Lo scenario più probabile è che, dopo l’intesa tra Benetton e Cdp, tutte le parti coinvolte perdano ogni interesse a far emergere peccati del passato. La guerra di perizie a Genova sulle responsabilità del crollo del ponte (errori insabbiati dalla gestione pubblica fino al 1999 o scarsa manutenzione di quella privata?) perderà di rilevanza, almeno dal punto di vista finanziario.

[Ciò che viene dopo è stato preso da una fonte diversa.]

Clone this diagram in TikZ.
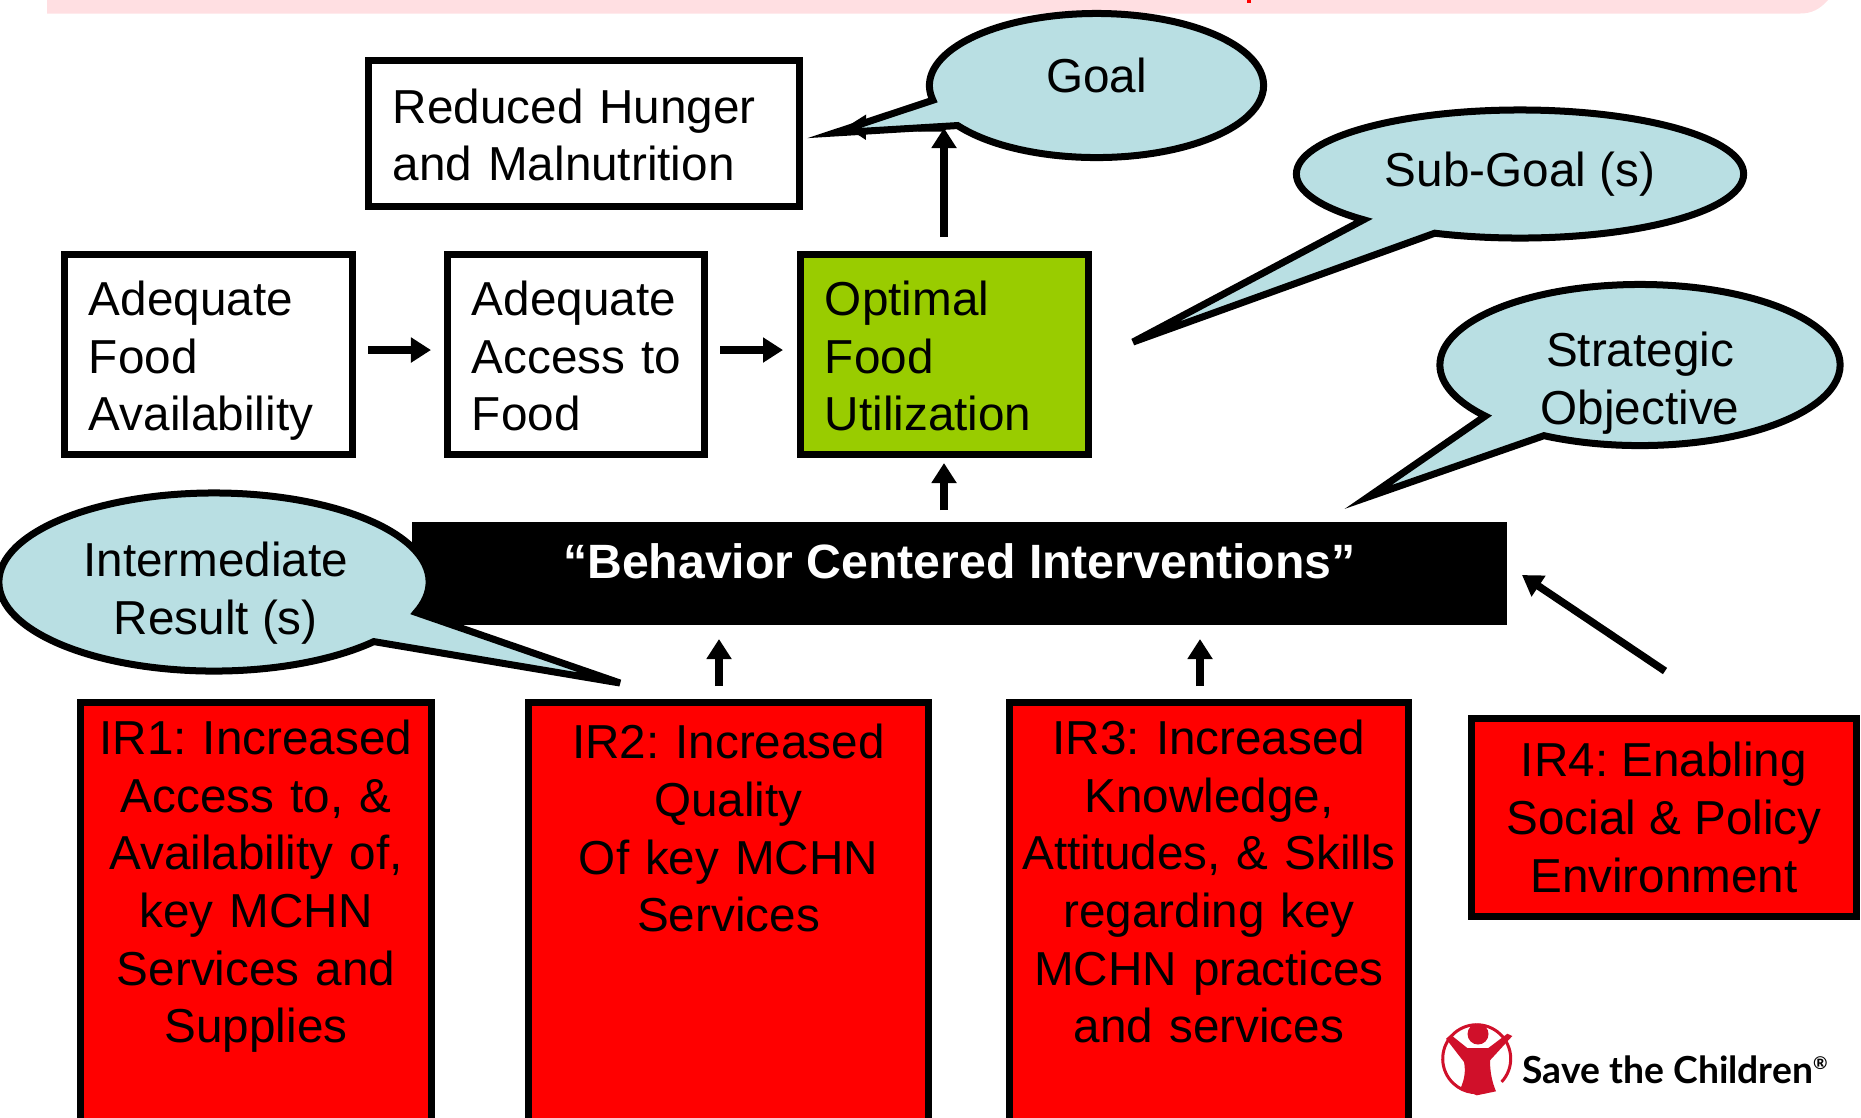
\documentclass[tikz,border=0pt]{standalone}
\usepackage{fontspec}
\setmainfont{Liberation Sans}
\newfontfamily\logofont{Lato}
\usetikzlibrary{arrows.meta,shapes.callouts}
\frenchspacing

\definecolor{bandpink}{HTML}{FFDFE2}
\definecolor{bubbleblue}{HTML}{B9DFE3}
\definecolor{leafgreen}{HTML}{99CC00}
\definecolor{logored}{HTML}{D0102A}

\newcommand{\lift}[1]{\rule{0pt}{#1}}

\tikzset{
  every node/.style={font=\fontsize{13.55}{16.4}\selectfont},
  plainbox/.style={draw, line width=0.07cm, fill=white, align=left, text width=#1, inner xsep=0.24cm, inner ysep=0pt},
  irbox/.style={draw, line width=0.07cm, fill=red, align=center, anchor=north, inner xsep=0pt, inner ysep=0.175cm, text depth=4.4cm},
  bubble/.style={ellipse callout, draw, line width=0.07cm, fill=bubbleblue, align=center, inner sep=-0.5cm, callout pointer arc=22},
  arw/.style={line width=0.075cm, -{Triangle[length=0.2cm, width=0.24cm]}}
}

\begin{document}
\begin{tikzpicture}[x=0.01cm, y=-0.01cm]
  \clip (0,0) rectangle (1861,1117);

  \fill[bandpink] (47,-10) -- (1828,-10) -- (1828,0) .. controls (1820,9) and (1812,13.5) .. (1800,13.5) -- (47,13.5) -- cycle;
  \fill[red] (1247,0) rectangle (1251,3);

  \node[plainbox=3.82cm, minimum height=1.45cm] (hunger) at (584,133.5) {\lift{10.7pt}Reduced Hunger\\and Malnutrition};
  \node[plainbox=2.39cm, minimum height=1.99cm] (avail) at (208.5,354.5) {\lift{13.4pt}Adequate\\Food\\Availability};
  \node[plainbox=2.08cm, minimum height=1.99cm] (access) at (576,354.5) {\lift{10.7pt}Adequate\\Access~to\\Food};
  \node[plainbox=2.39cm, minimum height=1.99cm, fill=leafgreen] (util) at (944.5,354.5) {\lift{10.7pt}Optimal\\Food\\Utilization};

  \node[fill=black, text=white, minimum width=10.95cm, minimum height=1.03cm, inner sep=0pt] (bci) at (959.5,573.5)
    {\fontsize{13.7}{16.4}\selectfont\raisebox{7pt}{\bfseries “Behavior Centered Interventions”}};

  \node[irbox, text width=3.5cm] (ir1) at (256,699) {IR1: Increased\\Access to, \&\\Availability of,\\key MCHN\\Services and\\Supplies};
  \node[irbox, text width=3.99cm] (ir2) at (728.5,699) {\lift{11pt}IR2: Increased\\Quality\\Of key MCHN\\Services};
  \node[irbox, text width=3.98cm] (ir3) at (1209,699) {IR3: Increased\\Knowledge,\\Attitudes, \& Skills\\regarding key\\MCHN practices\\and services};
  \node[draw, line width=0.07cm, fill=red, align=center, minimum width=3.84cm, minimum height=1.97cm, inner sep=0pt] (ir4) at (1664,817.5) {IR4: Enabling\\Social \& Policy\\Environment};

  \coordinate (goalend) at (944,128);
  \coordinate (utiltop) at (944,237);
  \coordinate (hungerend) at (846,127);
  \draw[arw] (utiltop) -- (goalend);
  \draw[arw] (goalend) -- (hungerend);
  \draw[arw] (368,350) -- (431,350);
  \draw[arw] (720,350) -- (783,350);
  \draw[arw] (944,510) -- (944,463);
  \draw[arw] (719,686) -- (719,639);
  \draw[arw] (1200,686) -- (1200,639);
  \draw[arw] (1665,671) -- (1522,575);

  \node[bubble, minimum width=3.34cm, minimum height=1.44cm, callout absolute pointer={(834,133)}] (goal) at (1096.5,85.5) {\raisebox{6pt}{Goal}};
  \node[bubble, minimum width=4.47cm, minimum height=1.28cm, callout absolute pointer={(1133,342)}] (subgoal) at (1520,174) {\raisebox{2.4pt}{Sub-Goal (s)}};
  \node[bubble, minimum width=4.0cm, minimum height=1.61cm, callout absolute pointer={(1368,497)}] (so) at (1640,365) {\lift{20pt}Strategic\\Objective};
  \node[bubble, minimum width=4.3cm, minimum height=1.78cm, callout absolute pointer={(620,683)}] (ires) at (214,582) {\lift{16pt}\hspace*{1pt}Intermediate\\\hspace*{1pt}Result (s)};

  \draw[logored, line width=0.03cm] (1476.7,1058.7) ++(43:34) arc[start angle=43, end angle=-297, radius=34];
  \fill[logored] (1478,1034) circle[radius=10.5];
  \fill[logored] (1446,1038.7) -- (1450.7,1034.7) -- (1467.3,1048) -- (1488.3,1048) -- (1507.3,1033.7) -- (1512.3,1036) -- (1490,1060.3)
    .. controls (1490,1072) and (1492,1082) .. (1496,1091.3) -- (1476.7,1095.3) -- (1460.7,1088) .. controls (1464,1080) and (1466,1072) .. (1464,1062) -- cycle;
  \node[font={\logofont\bfseries\fontsize{10.6}{12}\selectfont}, anchor=west, inner sep=0pt] (logotext) at (1522,1070) {Save the Children\textsuperscript{\tiny ®}};
\end{tikzpicture}
\end{document}
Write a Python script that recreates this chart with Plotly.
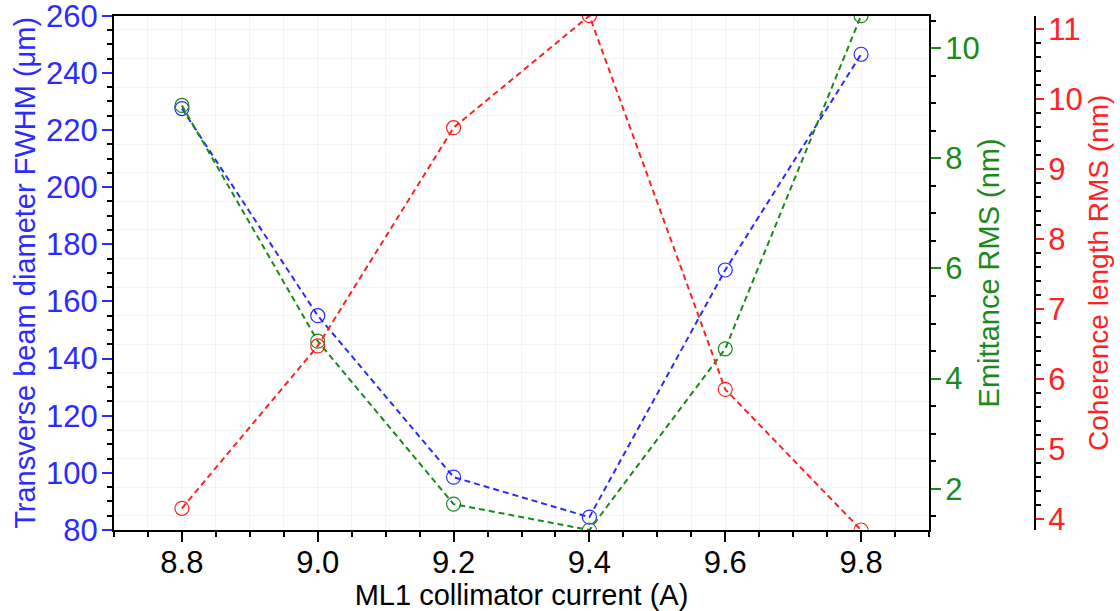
import plotly.graph_objects as go

current = [8.8, 9.0, 9.2, 9.4, 9.6, 9.8]
diameter = [227.5, 155.0, 98.5, 84.5, 171.0, 246.5]
emittance = [8.96, 4.68, 1.72, 1.25, 4.54, 10.59]
coherence = [4.15, 6.47, 9.59, 11.19, 5.85, 3.84]
grid_vals = [85, 95, 105, 115, 125, 135, 145, 155, 165, 175, 185, 195, 205, 215, 225, 235, 245, 255]

BLUE = "#2b2bff"
GREEN = "#1a8a1a"
RED = "#ff2222"
FONT = "Liberation Sans, Arial, sans-serif"
FS = 31
TFS = 29

fig = go.Figure()

def add(y, col, axis):
    fig.add_trace(go.Scatter(
        x=current, y=y, yaxis=axis, mode="lines+markers",
        line=dict(color=col, width=2, dash="6px,4px"),
        marker=dict(symbol="circle-open", size=14, color=col, line=dict(width=1.2, color=col)),
        showlegend=False, cliponaxis=True))

# grid helper trace
fig.add_trace(go.Scatter(x=[None], y=[None], yaxis="y4", showlegend=False))
add(diameter, BLUE, "y")
add(emittance, GREEN, "y2")
add(coherence, RED, "y3")

xd = [114/1120, 929/1120]
yd = [1 - 530/611, 1 - 15.7/611]

fig.update_layout(
    width=1120, height=611,
    margin=dict(l=0, r=0, t=0, b=0),
    paper_bgcolor="white", plot_bgcolor="white",
    font=dict(family=FONT, size=FS, color="black"),
    xaxis=dict(
        domain=xd, range=[8.7, 9.9], dtick=0.2, tick0=8.8, tickformat=".1f",
        showline=True, linecolor="black", linewidth=2, mirror=True,
        ticks="outside", ticklen=10, tickwidth=1.5, tickcolor="black",
        minor=dict(dtick=0.05, ticks="outside", ticklen=5, tickwidth=1.5, tickcolor="black",
                   showgrid=True, gridcolor="#f3f3f3", gridwidth=1),
        showgrid=True, gridcolor="#f3f3f3", gridwidth=1, zeroline=False,
        tickfont=dict(size=FS, color="black"), ticklabelstandoff=-6,
        title=dict(text="ML1 collimator current (A)", font=dict(size=TFS, color="black"), standoff=0),
        automargin=False,
    ),
    yaxis=dict(
        domain=yd, range=[80, 260], dtick=20, tick0=80,
        showline=True, linecolor="black", linewidth=2,
        ticks="outside", ticklen=10, tickwidth=1.5, tickcolor=BLUE,
        minor=dict(dtick=5, ticks="outside", ticklen=5, tickwidth=1.5, tickcolor="black", showgrid=False),
        showgrid=False, zeroline=False, ticklabeloverflow="allow",
        tickfont=dict(size=FS, color=BLUE), ticklabelstandoff=-2,
        title=dict(text="Transverse beam diameter FWHM (μm)", font=dict(size=TFS, color=BLUE), standoff=2),
        automargin=False,
    ),
    yaxis4=dict(
        domain=yd, range=[80, 260], overlaying="y", anchor="x", side="left",
        tickmode="array", tickvals=grid_vals, showticklabels=False, ticks="",
        showgrid=True, gridcolor="#f3f3f3", gridwidth=1, showline=False, zeroline=False,
        automargin=False,
    ),
    yaxis2=dict(
        range=[min(emittance), max(emittance)], overlaying="y", anchor="x", side="right",
        dtick=2, tick0=0,
        showline=True, linecolor="black", linewidth=2,
        ticks="outside", ticklen=10, tickwidth=1.5, tickcolor=GREEN,
        minor=dict(dtick=0.5, ticks="outside", ticklen=5, tickwidth=1.5, tickcolor="black", showgrid=False),
        showgrid=False, zeroline=False, ticklabeloverflow="allow",
        tickfont=dict(size=FS, color=GREEN), ticklabelstandoff=-2,
        title=dict(text="Emittance RMS (nm)", font=dict(size=TFS, color=GREEN), standoff=0),
        automargin=False,
    ),
    yaxis3=dict(
        range=[min(coherence), max(coherence)], overlaying="y", anchor="free", side="right",
        position=1035/1120, dtick=1, tick0=0,
        showline=True, linecolor="black", linewidth=2,
        ticks="outside", ticklen=8, tickwidth=1.5, tickcolor=RED,
        minor=dict(dtick=0.2, ticks="outside", ticklen=5, tickwidth=1.5, tickcolor="black", showgrid=False),
        showgrid=False, zeroline=False, ticklabeloverflow="allow",
        tickfont=dict(size=FS, color=RED), ticklabelstandoff=-2,
        title=dict(text="Coherence length RMS (nm)", font=dict(size=28, color=RED), standoff=2),
        automargin=False,
    ),
)

fig.write_html("out.html")
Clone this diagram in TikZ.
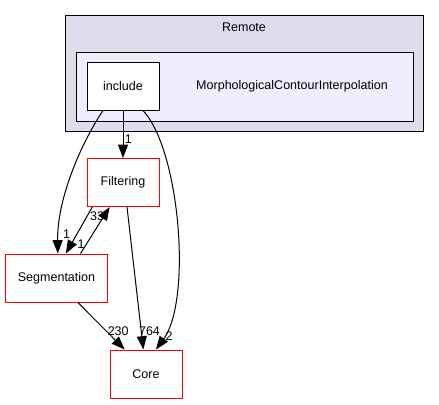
\documentclass[tikz,border=0pt]{standalone}
\usepackage{fontspec}
\setmainfont{Liberation Sans}
\usetikzlibrary{arrows.meta, positioning}
\definecolor{remotefill}{HTML}{DDDDEE}
\definecolor{modulefill}{HTML}{EEEEFF}

\begin{document}
\begin{tikzpicture}[x=0.75pt, y=-0.75pt, line width=0.75pt,
		>={Triangle[length=10pt, width=7.5pt]},
		every node/.style={font=\fontsize{9.4}{11}\selectfont},
		dirbox/.style={draw=red, fill=white, minimum height=36pt,
						minimum width=54pt, inner sep=0pt},
		edgelabel/.style={inner sep=1pt}]

			\useasboundingbox (0,0) rectangle (439,404);

			% Clusters
			\draw[fill=remotefill] (65,15) rectangle (423,131);
			\node (remote) at (244,27) {Remote};
			\draw[fill=modulefill] (76,52) rectangle (413,121);
			\node (morph) at (292,86) {MorphologicalContourInterpolation};

			% Directories
			\node (include) [dirbox, draw=black] at (123,86) {include};
			\node (filtering) [dirbox] at (123,182.5) {Filtering};
			\node (segmentation) [dirbox, minimum width=77pt] at (56.5,278) {Segmentation};
			\node (core) [dirbox] at (146,374) {Core};

			% Dependencies
			\draw[->] (include) -- (filtering) node[edgelabel, pos=0.6, right] {1};
			\draw[->] ([xshift=-15pt]include.south) .. controls (80,145) and (57,200) ..
				([xshift=1pt]segmentation.north) node[edgelabel, pos=0.88, right, xshift=2pt] {1};
			\draw[->] ([xshift=15pt]include.south) .. controls (180,150) and (192,300) ..
				([xshift=7.5pt]core.north) node[edgelabel, pos=0.92, right] {2};
			\draw[->] ([xshift=-23pt]filtering.south) -- ([xshift=7pt]segmentation.north)
				node[edgelabel, pos=0.2, right, xshift=1pt] {33};
			\draw[->] ([xshift=18pt]segmentation.north) -- ([xshift=-10pt]filtering.south)
				node[edgelabel, pos=0.2, left] {1};
			\draw[->] ([xshift=3pt]filtering.south) -- ([xshift=-2pt]core.north)
				node[edgelabel, pos=0.87, right, inner sep=0pt, xshift=-2pt] {764};
			\draw[->] ([xshift=16pt]segmentation.south) -- ([xshift=-16pt]core.north)
				node[edgelabel, pos=0.6, right] {230};

		\end{tikzpicture}
\end{document}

Aveva senso aspettare due anni per ottenere questo discutibile successo? Forse no, l’alternativa era la revoca della concessione. Ma il governo Conte avrebbe dovuto avere il coraggio di mantenere le minacce del giorno dopo il crollo del ponte e avrebbe soprattutto dovuto fare bene i conti. La versione del contratto di concessione in vigore dal 2008 attribuisce moltissimo potere al concessionario: anche in caso di colpa grave, lo Stato deve pagare una penale in caso di revoca: il valore attuale dei flussi di cassa futuri stabiliti dai piani finanziari in vigore, al netto di una penale del 10 per cento. Questa la formula, ma quanto vale in euro?

Il calcolo dell’indennizzo

Il valore attuale dei flussi futuri è stimato in 20 miliardi, che però non tiene conto delle richieste di risarcimento danni legate al disastro di Genova (che in sede di trattativa il governo avrebbe potuto enfatizzare) e dei 2 miliardi della penale. Visto che Autostrade ha 9 miliardi di debiti, il governo avrebbe pagato non più di 11-12 miliardi, facendosi carico dell’indebitamento. Visto che dopo la revoca la concessione, con scadenza 2038, sarebbe poi stata riassegnata a un altro concessionario, il governo avrebbe potuto allungarne ulteriormente la durata di 13 anni fino al limite massimo di 30 (in caso di una vera gara la Commissione Ue non avrebbe fiatato).

Il concessionario subentrante poteva pagare una cifra equivalente al valore dell’allungamento subito, una stima realistica è di 5-7 miliardi. Morale: a fronte di 20 miliardi da pagare ai Benetton per rompere ogni legame, nel migliore dei casi il governo ne avrebbe dovuti versare davvero  2 o 3 miliardi. Certo, poi avrebbe dovuto gestire una transizione difficile, ma molto più rapida di quella nello schema che coinvolge la Cdp.

Per evitare di pagare direttamente Autostrade, cioè Atlantia, cioè i Benetton, il governo Conte ha preferito mettere in piedi questa complessa triangolazione con la Cassa depositi e prestiti annunciata il 14 luglio e non ancora avviata. Uno schema che, alla fine, costerà di più alle casse pubbliche e agli automobilisti e non migliorerà la qualità del servizio, visto che lo Stato proprietario delle strade dovrà preoccuparsi più di remunerare l’investimento di Cdp, Macquarie e Blackstone piuttosto che di abbassare le tariffe al casello e ridurre gli ingorghi.